Data provided:
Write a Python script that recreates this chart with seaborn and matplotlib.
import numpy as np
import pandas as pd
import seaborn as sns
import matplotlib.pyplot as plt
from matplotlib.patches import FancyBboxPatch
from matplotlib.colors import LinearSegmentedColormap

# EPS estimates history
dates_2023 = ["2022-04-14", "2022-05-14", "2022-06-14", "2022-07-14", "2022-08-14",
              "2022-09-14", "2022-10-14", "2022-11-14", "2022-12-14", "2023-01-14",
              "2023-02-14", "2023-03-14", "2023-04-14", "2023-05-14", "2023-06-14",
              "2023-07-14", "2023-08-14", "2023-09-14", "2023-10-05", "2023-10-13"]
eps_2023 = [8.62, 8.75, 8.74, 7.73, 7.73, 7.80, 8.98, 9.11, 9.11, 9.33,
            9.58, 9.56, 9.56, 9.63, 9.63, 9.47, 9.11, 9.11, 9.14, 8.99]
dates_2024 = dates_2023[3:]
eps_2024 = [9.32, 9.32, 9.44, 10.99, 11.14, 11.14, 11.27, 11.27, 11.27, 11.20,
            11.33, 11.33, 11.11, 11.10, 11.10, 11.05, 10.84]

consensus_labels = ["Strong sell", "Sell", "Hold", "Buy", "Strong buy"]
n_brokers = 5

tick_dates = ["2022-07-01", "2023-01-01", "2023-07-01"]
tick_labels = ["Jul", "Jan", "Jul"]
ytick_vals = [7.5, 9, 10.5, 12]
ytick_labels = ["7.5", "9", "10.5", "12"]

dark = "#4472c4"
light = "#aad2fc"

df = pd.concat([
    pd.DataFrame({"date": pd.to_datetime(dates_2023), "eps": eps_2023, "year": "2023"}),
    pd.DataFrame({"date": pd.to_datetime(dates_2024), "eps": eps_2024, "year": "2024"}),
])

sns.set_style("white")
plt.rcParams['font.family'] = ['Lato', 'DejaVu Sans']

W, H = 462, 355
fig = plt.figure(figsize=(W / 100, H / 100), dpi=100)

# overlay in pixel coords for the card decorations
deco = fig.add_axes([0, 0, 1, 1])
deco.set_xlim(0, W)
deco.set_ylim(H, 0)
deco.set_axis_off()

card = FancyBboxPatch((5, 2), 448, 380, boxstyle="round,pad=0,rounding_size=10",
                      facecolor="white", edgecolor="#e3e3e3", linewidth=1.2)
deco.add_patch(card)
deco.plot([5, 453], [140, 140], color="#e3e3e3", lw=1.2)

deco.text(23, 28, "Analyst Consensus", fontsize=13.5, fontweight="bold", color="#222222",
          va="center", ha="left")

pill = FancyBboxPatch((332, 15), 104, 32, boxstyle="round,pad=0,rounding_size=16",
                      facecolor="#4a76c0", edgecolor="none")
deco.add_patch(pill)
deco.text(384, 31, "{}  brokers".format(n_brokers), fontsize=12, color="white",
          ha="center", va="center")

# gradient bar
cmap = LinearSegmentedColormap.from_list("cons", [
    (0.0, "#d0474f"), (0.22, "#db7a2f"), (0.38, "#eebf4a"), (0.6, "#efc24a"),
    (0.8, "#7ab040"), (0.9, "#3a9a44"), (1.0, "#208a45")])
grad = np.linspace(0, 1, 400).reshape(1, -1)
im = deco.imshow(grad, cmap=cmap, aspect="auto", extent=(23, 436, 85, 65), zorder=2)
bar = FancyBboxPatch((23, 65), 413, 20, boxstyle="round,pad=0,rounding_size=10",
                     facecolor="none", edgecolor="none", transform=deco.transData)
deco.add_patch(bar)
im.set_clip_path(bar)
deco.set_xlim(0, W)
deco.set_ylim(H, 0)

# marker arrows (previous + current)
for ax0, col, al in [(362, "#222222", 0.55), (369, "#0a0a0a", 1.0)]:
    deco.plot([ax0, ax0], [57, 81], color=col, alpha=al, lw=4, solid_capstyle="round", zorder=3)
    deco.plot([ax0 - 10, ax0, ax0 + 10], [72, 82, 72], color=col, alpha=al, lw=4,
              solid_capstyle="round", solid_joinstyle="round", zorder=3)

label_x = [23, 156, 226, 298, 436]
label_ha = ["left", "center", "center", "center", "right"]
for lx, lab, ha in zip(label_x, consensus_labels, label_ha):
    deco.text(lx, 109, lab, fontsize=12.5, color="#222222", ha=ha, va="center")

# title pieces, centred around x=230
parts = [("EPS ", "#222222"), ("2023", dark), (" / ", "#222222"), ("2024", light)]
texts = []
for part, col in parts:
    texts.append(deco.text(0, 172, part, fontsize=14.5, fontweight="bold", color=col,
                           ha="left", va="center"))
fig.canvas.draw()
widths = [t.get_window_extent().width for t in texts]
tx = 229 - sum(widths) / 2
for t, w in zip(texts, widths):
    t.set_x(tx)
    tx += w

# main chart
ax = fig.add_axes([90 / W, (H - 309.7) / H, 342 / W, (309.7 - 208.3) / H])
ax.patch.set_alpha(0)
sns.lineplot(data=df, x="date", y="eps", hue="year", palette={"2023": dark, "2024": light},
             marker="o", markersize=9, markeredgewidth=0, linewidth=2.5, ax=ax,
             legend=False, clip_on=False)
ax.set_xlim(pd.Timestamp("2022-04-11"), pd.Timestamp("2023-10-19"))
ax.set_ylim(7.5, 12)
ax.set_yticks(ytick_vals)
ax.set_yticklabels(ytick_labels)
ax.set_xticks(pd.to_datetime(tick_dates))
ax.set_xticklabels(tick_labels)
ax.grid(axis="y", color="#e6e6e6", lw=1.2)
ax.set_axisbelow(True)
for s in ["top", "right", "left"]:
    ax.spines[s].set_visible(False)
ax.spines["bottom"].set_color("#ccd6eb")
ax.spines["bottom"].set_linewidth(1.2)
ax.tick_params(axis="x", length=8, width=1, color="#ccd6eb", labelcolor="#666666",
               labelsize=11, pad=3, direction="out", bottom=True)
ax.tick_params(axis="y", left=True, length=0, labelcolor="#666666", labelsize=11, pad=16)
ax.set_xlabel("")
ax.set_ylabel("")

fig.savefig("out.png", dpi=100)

--

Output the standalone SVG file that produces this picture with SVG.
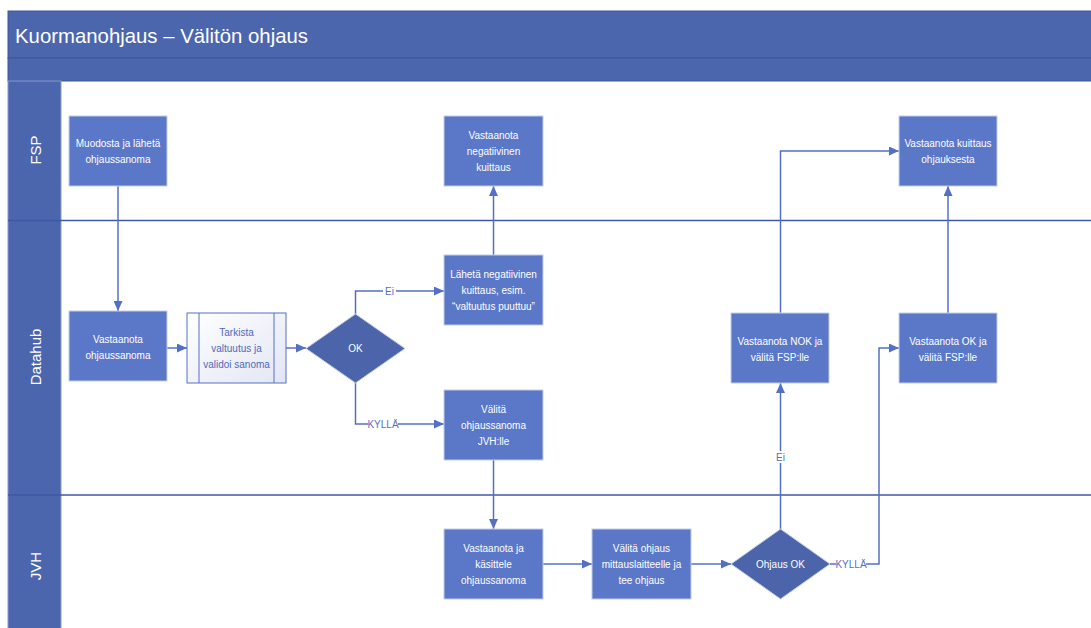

Direction: Would you quote everything above from the line containing "Write a Python" down to the line containing "from matplotlib.colors import"? Include both of those lines and nothing else.

The reply:
Write a Python script that recreates this chart with seaborn and matplotlib.
import numpy as np
import pandas as pd
import seaborn as sns
import matplotlib.pyplot as plt
from matplotlib.patches import FancyBboxPatch
from matplotlib.colors import LinearSegmentedColormap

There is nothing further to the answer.